Collected data:
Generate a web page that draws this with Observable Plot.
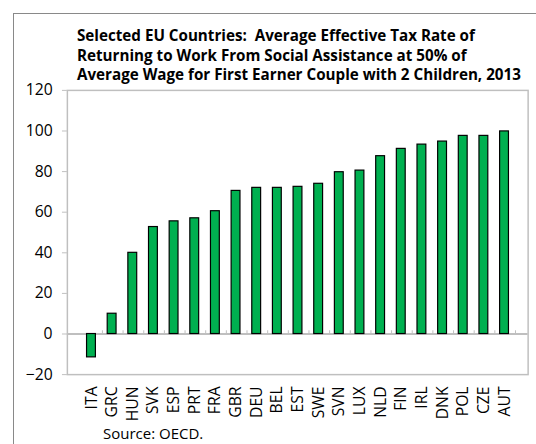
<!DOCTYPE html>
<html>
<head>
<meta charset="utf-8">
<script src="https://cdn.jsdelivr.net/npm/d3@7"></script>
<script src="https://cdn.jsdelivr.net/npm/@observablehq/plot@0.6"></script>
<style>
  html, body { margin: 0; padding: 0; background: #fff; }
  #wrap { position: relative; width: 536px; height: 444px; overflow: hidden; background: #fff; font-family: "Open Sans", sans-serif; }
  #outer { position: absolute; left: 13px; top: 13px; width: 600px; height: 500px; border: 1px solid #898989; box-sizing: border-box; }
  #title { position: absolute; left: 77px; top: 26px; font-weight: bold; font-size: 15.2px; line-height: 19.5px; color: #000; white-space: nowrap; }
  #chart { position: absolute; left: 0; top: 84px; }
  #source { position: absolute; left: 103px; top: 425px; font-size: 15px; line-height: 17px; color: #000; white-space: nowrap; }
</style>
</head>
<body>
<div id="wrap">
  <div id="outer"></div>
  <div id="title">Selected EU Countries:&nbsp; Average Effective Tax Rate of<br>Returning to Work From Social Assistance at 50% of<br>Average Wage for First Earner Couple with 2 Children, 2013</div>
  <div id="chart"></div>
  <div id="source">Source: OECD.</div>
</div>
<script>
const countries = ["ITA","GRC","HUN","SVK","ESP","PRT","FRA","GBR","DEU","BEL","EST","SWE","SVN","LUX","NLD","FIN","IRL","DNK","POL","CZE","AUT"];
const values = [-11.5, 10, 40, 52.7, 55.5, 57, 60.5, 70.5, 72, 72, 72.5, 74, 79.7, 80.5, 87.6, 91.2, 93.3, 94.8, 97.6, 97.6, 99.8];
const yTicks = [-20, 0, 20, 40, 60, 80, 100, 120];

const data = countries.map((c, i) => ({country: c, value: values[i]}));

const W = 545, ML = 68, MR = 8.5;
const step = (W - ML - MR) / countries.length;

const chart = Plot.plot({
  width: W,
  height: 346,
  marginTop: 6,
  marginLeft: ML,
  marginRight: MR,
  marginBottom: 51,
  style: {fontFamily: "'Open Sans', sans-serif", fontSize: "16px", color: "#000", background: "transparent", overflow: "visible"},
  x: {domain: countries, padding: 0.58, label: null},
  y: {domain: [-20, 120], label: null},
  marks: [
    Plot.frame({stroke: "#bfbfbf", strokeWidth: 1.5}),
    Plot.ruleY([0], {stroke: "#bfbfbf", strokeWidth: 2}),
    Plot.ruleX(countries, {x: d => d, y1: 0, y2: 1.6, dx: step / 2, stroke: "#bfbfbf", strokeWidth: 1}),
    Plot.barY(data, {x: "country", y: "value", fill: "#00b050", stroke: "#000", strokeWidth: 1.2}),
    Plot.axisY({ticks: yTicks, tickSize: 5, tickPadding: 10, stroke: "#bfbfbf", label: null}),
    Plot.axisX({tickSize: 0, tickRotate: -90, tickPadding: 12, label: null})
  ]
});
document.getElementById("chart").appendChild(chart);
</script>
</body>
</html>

Task brief: Copy each line exactly, and leave the pictures out of your copy.

Full solution:
Generate a web page that draws this with Observable Plot.
<!DOCTYPE html>
<html>
<head>
<meta charset="utf-8">
<script src="https://cdn.jsdelivr.net/npm/d3@7"></script>
<script src="https://cdn.jsdelivr.net/npm/@observablehq/plot@0.6"></script>
<style>
  html, body { margin: 0; padding: 0; background: #fff; }
  #wrap { position: relative; width: 536px; height: 444px; overflow: hidden; background: #fff; font-family: "Open Sans", sans-serif; }
  #outer { position: absolute; left: 13px; top: 13px; width: 600px; height: 500px; border: 1px solid #898989; box-sizing: border-box; }
  #title { position: absolute; left: 77px; top: 26px; font-weight: bold; font-size: 15.2px; line-height: 19.5px; color: #000; white-space: nowrap; }
  #chart { position: absolute; left: 0; top: 84px; }
  #source { position: absolute; left: 103px; top: 425px; font-size: 15px; line-height: 17px; color: #000; white-space: nowrap; }
</style>
</head>
<body>
<div id="wrap">
  <div id="outer"></div>
  <div id="title">Selected EU Countries:&nbsp; Average Effective Tax Rate of<br>Returning to Work From Social Assistance at 50% of<br>Average Wage for First Earner Couple with 2 Children, 2013</div>
  <div id="chart"></div>
  <div id="source">Source: OECD.</div>
</div>
<script>
const countries = ["ITA","GRC","HUN","SVK","ESP","PRT","FRA","GBR","DEU","BEL","EST","SWE","SVN","LUX","NLD","FIN","IRL","DNK","POL","CZE","AUT"];
const values = [-11.5, 10, 40, 52.7, 55.5, 57, 60.5, 70.5, 72, 72, 72.5, 74, 79.7, 80.5, 87.6, 91.2, 93.3, 94.8, 97.6, 97.6, 99.8];
const yTicks = [-20, 0, 20, 40, 60, 80, 100, 120];

const data = countries.map((c, i) => ({country: c, value: values[i]}));

const W = 545, ML = 68, MR = 8.5;
const step = (W - ML - MR) / countries.length;

const chart = Plot.plot({
  width: W,
  height: 346,
  marginTop: 6,
  marginLeft: ML,
  marginRight: MR,
  marginBottom: 51,
  style: {fontFamily: "'Open Sans', sans-serif", fontSize: "16px", color: "#000", background: "transparent", overflow: "visible"},
  x: {domain: countries, padding: 0.58, label: null},
  y: {domain: [-20, 120], label: null},
  marks: [
    Plot.frame({stroke: "#bfbfbf", strokeWidth: 1.5}),
    Plot.ruleY([0], {stroke: "#bfbfbf", strokeWidth: 2}),
    Plot.ruleX(countries, {x: d => d, y1: 0, y2: 1.6, dx: step / 2, stroke: "#bfbfbf", strokeWidth: 1}),
    Plot.barY(data, {x: "country", y: "value", fill: "#00b050", stroke: "#000", strokeWidth: 1.2}),
    Plot.axisY({ticks: yTicks, tickSize: 5, tickPadding: 10, stroke: "#bfbfbf", label: null}),
    Plot.axisX({tickSize: 0, tickRotate: -90, tickPadding: 12, label: null})
  ]
});
document.getElementById("chart").appendChild(chart);
</script>
</body>
</html>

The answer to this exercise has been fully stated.